WHAT NEEDS TO BE DONE:
Pull out all lines from the listing below in which the word "seaborn" appears.
--- start ---
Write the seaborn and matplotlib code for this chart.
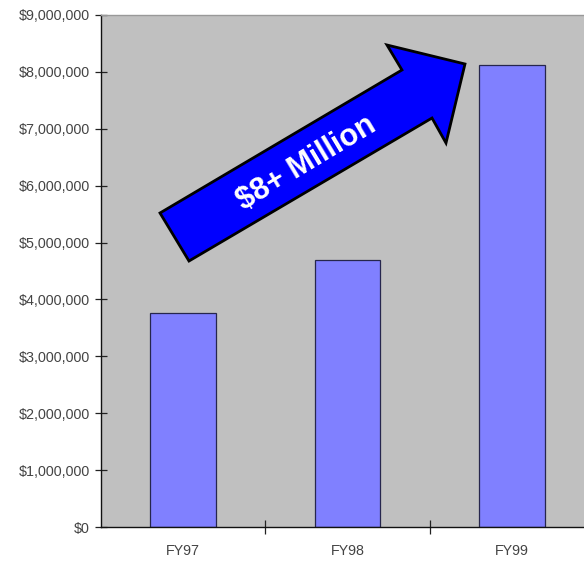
import matplotlib
matplotlib.use("Agg")
import matplotlib.pyplot as plt
import seaborn as sns
import pandas as pd
from matplotlib.patches import Polygon
from matplotlib.ticker import FuncFormatter, FixedLocator

# ===== 数据 =====
years = ["FY97", "FY98", "FY99"]
revenue = [3760000, 4690000, 8120000]
y_ticks = list(range(0, 9000001, 1000000))
arrow_text = "$8+ Million"

df = pd.DataFrame({"year": years, "revenue": revenue})

sns.set_style("white")
plt.rcParams["font.family"] = ["Liberation Sans", "DejaVu Sans"]

fig = plt.figure(figsize=(5.84, 5.63), dpi=100)
# 绘图区右边缘超出画布（原图被裁切）
ax = fig.add_axes([101 / 584, 36 / 563, 493 / 584, 512 / 563])
ax.set_facecolor("#C0C0C0")

sns.barplot(data=df, x="year", y="revenue", ax=ax, color="#8080FF",
            saturation=1, width=0.4, edgecolor="#26264d", linewidth=0.9)

ax.set_xlim(-0.5, 2.5)
ax.set_ylim(0, 9000000)
ax.set_yticks(y_ticks)
ax.yaxis.set_major_formatter(FuncFormatter(lambda v, p: f"${int(v):,}"))
ax.set_xlabel("")
ax.set_ylabel("")

ax.tick_params(axis="y", direction="inout", length=8, width=0.9, color="#222222",
               labelsize=10.3, labelcolor="#444444", pad=4, left=True)
ax.tick_params(axis="x", which="major", length=0, labelsize=10.3,
               labelcolor="#444444", pad=12)
ax.xaxis.set_minor_locator(FixedLocator([0.5, 1.5]))
ax.tick_params(axis="x", which="minor", direction="inout", length=10,
               width=0.9, color="#222222", bottom=True)

for side in ["left", "bottom"]:
    ax.spines[side].set_color("#111111")
    ax.spines[side].set_linewidth(1.0)
ax.spines["top"].set_color("#999999")
ax.spines["top"].set_linewidth(1.0)
ax.spines["right"].set_visible(False)

# 蓝色箭头（坐标轴比例坐标）
arrow_pts = [(0.1197, 0.6133), (0.6105, 0.8926), (0.5801, 0.9414),
             (0.7383, 0.9043), (0.6998, 0.7500), (0.6714, 0.7988),
             (0.1785, 0.5195)]
ax.add_patch(Polygon(arrow_pts, closed=True, transform=ax.transAxes,
                     facecolor="#0000FF", edgecolor="black", linewidth=2,
                     joinstyle="miter", zorder=5, clip_on=False))
ax.text(0.417, 0.711, arrow_text, transform=ax.transAxes, rotation=31,
        rotation_mode="anchor", ha="center", va="center", color="white",
        fontsize=22, fontweight="bold", zorder=6,
        family=["Liberation Sans", "DejaVu Sans"])

fig.savefig("out.png", dpi=100)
--- end ---
CORRECT RESULT:
Write the seaborn and matplotlib code for this chart.
import seaborn as sns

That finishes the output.